January 20, 2006
The Friday Flyer Assistant Editor
Rick Pond never met his great-grandfather, J.L. Wilkinson, but he is very proud of him nonetheless and has done extensive research into his contributions to the world of professional baseball. In early January, Rick attended the sixth annual Legacy Awards at the Negro Leagues Baseball Museum in Kansas City, Missouri, where he had the opportunity to meet with Wilkinson’s old friend and professional baseball player/major league coach, Buck O’Neil, age 94.
He also visited with the daughter of baseball great, Satchel Paige, who still uses the dining table Paige purchased from the three-story antique store in Kansas City owned by Wilkinson and his wife. One of several Legacy Awards is named for Satchel Paige and was presented to the top pitchers in the American and National Leagues during the recent ceremony: Dontrelle Willis of the Marlins, and Johan Santana of the Twins.
But what business, one might ask, does this young white man from Canyon Lake have mingling with current and former Major League players – black ones at that? Simple. His great-grandfather J.L. Wilkinson founded and owned the Kansas City Monarchs from 1920 to 1949 and some of the players who played for him included Jackie Robinson, Satchel Paige, Buck O’Neil, Newt Allen, Cool Papa Bell, Elston Howard, Ernie Banks and a host of other exceptional black players.
Because of his contributions to professional baseball, specifically the Negro Leagues, and his invention of “night baseball,” among other accomplishments, Wilkinson is a candidate for the Baseball Hall of Fame, with a committee of 12 set to vote on the finalists February 27. Electees will be enshrined in Cooperstown July 30, 2006, as part of the annual Hall of Fame weekend ceremonies.
Rick is not the only Wilkinson descendant campaigning to have him listed in the Hall of Fame. His mother, Diane Pond, also of Canyon Lake, worked tirelessly to have her grandfather’s name included on the list of candidates, summarizing his illustrious career as follows.
• He was a co-founder of the Negro National League in 1920 and the Negro American League in 1937.
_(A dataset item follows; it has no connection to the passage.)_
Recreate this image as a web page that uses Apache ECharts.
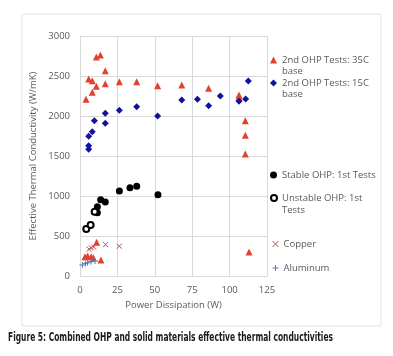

• He created the Kansas City Monarchs dynasty, the only white owner to emerge when the Negro Leagues first organized into eight teams in 1920. Under his guidance the Monarchs won 17 Negro Leagues pennants and two of four Negro Leagues World Series. After the color line in baseball was broken in 1947, the Monarchs sent 27 players to the major leagues, more than any other black team.
• He signed the first black player, Jackie Robinson, and first black coach/manager, Buck O’Neil, to integrate Major Leagues. He signed several other players who were also the first to integrate their teams from 1947 to 1959.
• He was the innovator of night baseball in 1930, when he installed a $50,000 portable lighting system on a truck bed. “This system brought a whole new concept to the game because it allowed the working man in Middle America to see a ‘professional’ team play during the week,” says Diane.
• He was an innovator of team travel, media communications and player relations, including an open system of free player movement, i.e. free agency.
• He was a pioneer for the first use of professional Japanese and Hispanic players in organized baseball with the All Nations team in 1912.
• He established an all-women’s professional team in 1909.
• He was a supporter of other activities in the black community. For example, the baseball community and the jazz industry were intertwined in Kansas City in the early years, and Lionel Hampton was once an honorary Monarch and sometimes coached first base. Wilkinson was also close to Abe Saperstein and strongly supported the initial start-up of the Harlem Globetrotters.
As one black commentator writes in The Kansas City Star, “Wilkinson deserves consideration for the Baseball Hall of Fame not just because he fielded great teams; not just because he put more players in the majors than any other black team; and not just because he embraced revenue sharing. In a time of great prejudice and inequality, Wilkinson possessed an impeccable reputation for treating African Americans humanely. Baseball owners today would be well served by studying the legacy of Wilkinson, a baseball owner who was light years ahead of his time.”
In remembering her grandfather, Diane says, “He was what every granddaughter would love to have – a gentle man with no vices. There was nothing wrong with him.”
Since her father worked for him after WWII, Diane spent a lot of time in her grandfather’s home in Kansas City and was used to the Monarch players coming and going. There was nothing unusual about meeting Jackie Robinson, Satchel Paige and Buck O’Neil (who is also up for the Hall of Fame this year.) “I didn’t understand the significance of what my grandfather was doing at that time,” she says. He died in 1964 at the age of 86.
Along with her husband Jerry, Diane and Rick are co-owners of DJR Insurance, United Agency, now located in the Towne Center. It has been in operation 35 years with the “R” originally standing for Diane’s father, Richard.